Pocket fabric in pants is not considered in determining the classification of those garments. See Headquarters Ruling Letter (“HRL”) 963438, dated October 7, 1999, (ruling in part that pockets in pants are not considered in determining the classification of garments). Likewise, the fabric to cover the waistband of the trousers and interlining are not considered in determining the classification of the trousers. Accordingly, in the instant case, it is only the cotton fabric or the cotton/polyester blend fabric comprising the body of the trousers which determines the article’s classification.

Assuming that the all-cotton pants and the men’s cotton/polyester blend trousers as imported from Mexico are classifiable in subheading 6203.42.40 and 6203.43.40 HTSUS, respectively, GN 12(t)/62.16, HTSUS, applies in this case. GN 12(t)/62.16 provides for NAFTA eligibility for goods that undergo:

[a] change to subheading 6203.41 through 6203.49 from any other chapter, except from headings 5106 through 5113, 5204 through 5212, 5307 through 5308 or 5310 through 5311, chapter 54, or heading 5508 through 5516, 5801 through 5802 or 6001 through 6006, provided that the good is both cut and sewn or otherwise assembled in the territory of one or more of the NAFTA parties.

Headings 5204 through 5212 provide for cotton yarns and cotton fabrics. Chapter 54 provides for man-made filament sewing thread, yarns and fabrics. Headings 5508 through 5516 provide for man-made staple fiber yarns and fabrics.

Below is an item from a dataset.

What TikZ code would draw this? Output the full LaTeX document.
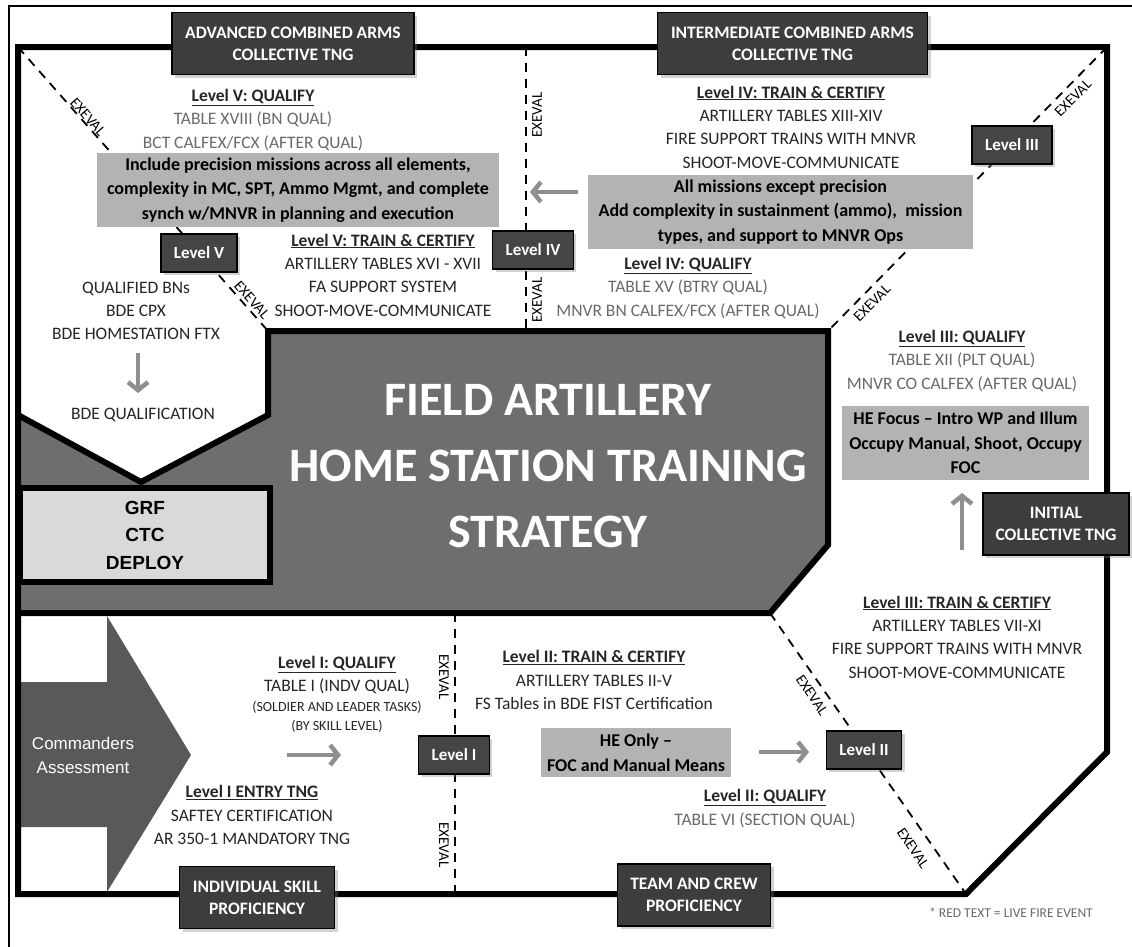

Accordingly, in order for the pants to qualify as originating under the cited tariff change rule, the cotton fibers in the pants must be spun into yarns in a NAFTA country and, where applicable, either the polyester filaments in the pants (if any) must be extruded in a NAFTA country or the polyester staple fibers must be spun into yarns in a NAFTA country. In addition, the rest of the manufacturing processes necessary to produce the jeans (forming and cutting the fabric and assembling the fabric components) must also be performed in a NAFTA country. Based on the facts provided, except for the pocket/waistband fabric and the interlining, the pants comply with the cited tariff change requirements.

Because Chapter rule 3 of GN 12(t)/62, HTSUS, requires that only the component which determines the tariff classification of the good must satisfy the tariff change requirements, the non-NAFTA pocket, interlining, and waistband fabrics in the instant case do not need to satisfy the tariff change requirements. Therefore, the trousers in the instant case qualify as originating goods according to the terms of the NAFTA.


Based on the facts provided, the use of non-NAFTA pocket/waistband fabric and non-NAFTA interlining in the instant case does not disqualify the men’s trousers from NAFTA eligibility. Assuming that all other NAFTA requirements are satisfied, the trousers described above qualify for NAFTA preferential treatment.

A copy of this ruling letter should be attached to the entry documents filed at the time this merchandise is entered. If the documents are filed without a copy, this ruling should be brought to the attention of the Customs officer handling the transaction.